The three Colorado brewers decided to make an “IIPA” with lesser known hop varieties called Idaho 7, Azaca, and Jarrylo. “We wanted to keep this beer along the theme of using newer, lesser known hops—things we’d all been wanting to try to work with,” said Brian Hutchinson of Cannonball Creek. “We see this as a learning opportunity for ourselves.”
The brewers chose Comrade for the project because it had the most space, and ended up making 30 kegs worth. We didn’t want to do something super ‘out there’,” says Station 26 Head Brewer Wayne Waananen. “Not a wild beer, but something more stable and clean.”
“What’s cool about festivals like these is that all the beers are new,” Baccary adds. “No one’s tried these things before now.” Comrade CoOwner David Lin agrees. “This is a unique festival. It helps show how connected we all are, even across different states.”
Call to Arms Brewing Company + Denizens Breweing Co. + Conshohocken Brewing
Another brewery trio: Call to Arms Brewing Company, Denizens Brewing Co. from Maryland, and Conshohocken Brewing out of Pennsylvania, got together to make something totally different: a KettleSoured Rye Bread Kvass—an obscure Russian-style beer—brewed with bread.
“Basically, this has been a style we’ve wanted to brew since before we opened,” says Call to Arms’s Jesse Brookstein. “When we started working together with a local cottage food bread maker (Raleigh Street Bakery, our dreams became a reality.” To take it a step further, Call to Arms had Raleigh Street bake bread for the fest—a bread made with the beer that was made with the bread that was made with the beer’s spent grain. Follow all that?
Brookstein worked alongside Andrew Horne of Conshohocken (formerly of Avery Brewing Co.), and Denizens Head Brewer Jeff Ramirez (former Head Brewer at Mt. Sun Pub & Brewery in Boulder). “We’ve stayed in close contact with these two guys over the years, and when we found out we could collaborate with some out-of-staters, they were the easy choice,” Brookstein says.
As for the event itself, Brookstein is a huge supporter. “Events like these can really do more to drive the craft beer industry than craft beer can sometimes do for itself,” he says. “Collaboration beers have been wildly popular for years now, but no one ever thought to bring such an exciting part of the craft beer scene together under one roof. Well done, CBG and Two Parts!”
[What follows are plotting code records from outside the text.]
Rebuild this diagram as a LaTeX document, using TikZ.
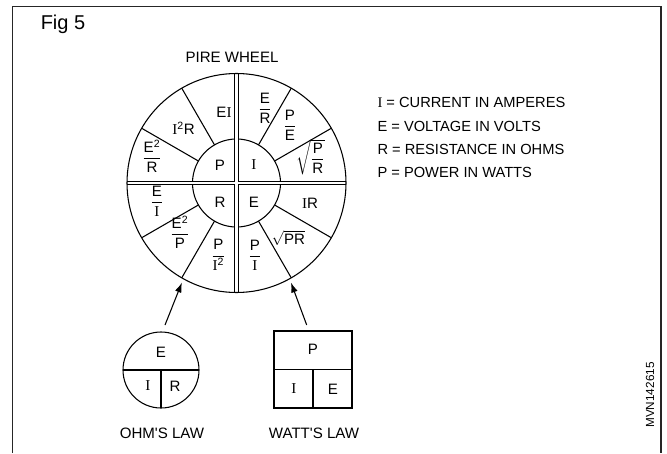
\documentclass[tikz,border=0pt]{standalone}
\usepackage{fontspec}
\usepackage{amsmath}
\setmainfont{Liberation Sans}
\newfontfamily\serifI{Liberation Serif}
\usetikzlibrary{arrows.meta}
\newcommand{\Icur}{{\serifI I}}
\newcommand{\fr}[2]{$\dfrac{\text{#1}}{\text{#2}}$}
\tikzset{
    ring/.style={circle, draw, outer sep=0pt, inner sep=0pt},
    cell/.style={font=\fontsize{11.3}{13}\selectfont, inner sep=1pt},
    legend/.style={anchor=west, font=\fontsize{11}{13}\selectfont, inner sep=0pt},
    caption/.style={font=\fontsize{11.3}{13}\selectfont},
    pointer/.style={-{Latex[length=7.5pt, width=5pt]}, shorten >=3pt}
}
\begin{document}
\begin{tikzpicture}[x=0.75pt, y=-0.75pt, line width=0.8pt]
            \useasboundingbox (0,0) rectangle (667,453);
            \draw[line width=1pt, black!85] (12.7,453) -- (12.7,6.7) -- (661,6.7) -- (661,453);
            \node[font=\fontsize{15}{17}\selectfont] (fig) at (63,24) {Fig 5};
            \node[caption] (title) at (232,57) {PIRE WHEEL};
            \node[ring, minimum size=164.25pt] (wheel) at (236.5,183) {};
            \node[ring, minimum size=66pt] (hub) at (236.5,183) {};
            \foreach \a in {30,60,120,150,210,240,300,330}
                \draw (hub.\a) -- (wheel.\a);
            \begin{scope}[shift={(236.5,183)}]
                \fill[white] (-1.7,-108) rectangle (1.7,108);
                \fill[white] (-108,-1.7) rectangle (108,1.7);
                \draw (-1.7,-109.5) -- (-1.7,-1.7) -- (-109.5,-1.7);
                \draw (1.7,-109.5) -- (1.7,-1.7) -- (109.5,-1.7);
                \draw (-1.7,109.5) -- (-1.7,1.7) -- (-109.5,1.7);
                \draw (1.7,109.5) -- (1.7,1.7) -- (109.5,1.7);
                \node[cell] (hubP) at (-16.5,-18) {P};
                \node[cell] (hubI) at (17.5,-18) {\Icur};
                \node[cell] (hubR) at (-16.5,19) {R};
                \node[cell] (hubE) at (17.5,19) {E};
                \node[cell] (pEI) at (-12.5,-71) {E\Icur};
                \node[cell] (pIIR) at (-53,-55) {\Icur\textsuperscript{2}R};
                \node[cell] (pEER) at (-84.5,-27) {\fr{E\textsuperscript{2}}{R}};
                \node[cell] (iER) at (28.5,-75) {\fr{E}{R}};
                \node[cell] (iPE) at (53.5,-58) {\fr{P}{E}};
                \node[cell] (iPR) at (74,-26) {$\sqrt{\dfrac{\text{P}}{\text{R}}}$};
                \node[cell] (rEI) at (-79.5,18) {\fr{E}{\Icur}};
                \node[cell] (rEEP) at (-56.5,49) {\fr{E\textsuperscript{2}}{P}};
                \node[cell] (rPII) at (-18,72) {\fr{P}{\Icur\textsuperscript{2}}};
                \node[cell] (ePI) at (18.5,72) {\fr{P}{\Icur}};
                \node[cell] (ePR) at (52,55) {$\sqrt{\text{PR}}$};
                \node[cell] (eIR) at (73.5,20) {\Icur R};
            \end{scope}
            \node[legend] (keyI) at (377,102) {\Icur{} = CURRENT IN AMPERES};
            \node[legend] (keyE) at (377,126) {E = VOLTAGE IN VOLTS};
            \node[legend] (keyR) at (377,149) {R = RESISTANCE IN OHMS};
            \node[legend] (keyP) at (377,172) {P = POWER IN WATTS};
            \node[ring, minimum size=57pt] (ohm) at (161,370) {};
            \draw (ohm.west) -- (ohm.east);
            \draw (ohm.center) -- (ohm.south);
            \node[cell] (ohmE) at (161,352) {E};
            \node[cell] (ohmI) at (148,386) {\Icur};
            \node[cell] (ohmR) at (175,386) {R};
            \node[caption] (ohmlaw) at (162,433) {OHM\textquotesingle S LAW};
            \node[draw, rectangle, minimum width=58.5pt, minimum height=57.75pt, outer sep=0pt] (watt) at (313,369.5) {};
            \draw (watt.west) -- (watt.east);
            \draw (watt.center) -- (watt.south);
            \node[cell] (wattP) at (313,349) {P};
            \node[cell] (wattI) at (294,389) {\Icur};
            \node[cell] (wattE) at (333,389) {E};
            \node[caption] (wattlaw) at (314,433) {WATT\textquotesingle S LAW};
            \coordinate (ohmtail) at (165,325);
            \coordinate (watttail) at (306.7,325);
            \draw[pointer] (ohmtail) -- (wheel.241);
            \draw[pointer] (watttail) -- (wheel.299);
            \node[rotate=90, font=\fontsize{8.8}{10}\selectfont] (code) at (650,395) {MVN142615};
        \end{tikzpicture}
\end{document}
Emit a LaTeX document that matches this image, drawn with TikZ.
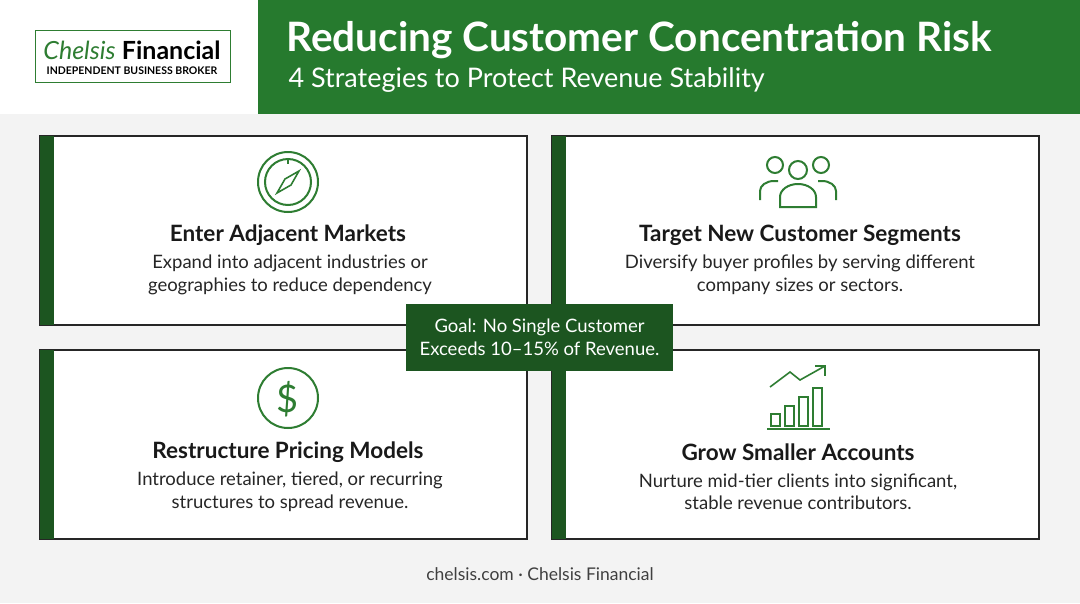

We agree. The weekend’s festival hosted more than 2,000 people, all excited to try the 85-plus new, exclusive brews for the first time. From wild sours and barrel-aged IPAs to non-beer treats like coldbrewed Novo Coffee on nitro and Polidori Sausage bites, it was the biggest, tastiest Collaboration Fest we’ve seen yet.
Where to drink post-fest Collaboration beers
The fest is over now, but the good news is that you can still find some of these super limited, exclusive brews on tap around the city. Here’s the list, beer drinkers. And remember: Don’t hate. Collaborate!
The Bakers’ Brewery, Broken Compass, Dillon DAM Brewery, Backcountry Brewery, Pug Ryan’s Brewery, and Breckenridge Brewery OG: Available in taprooms.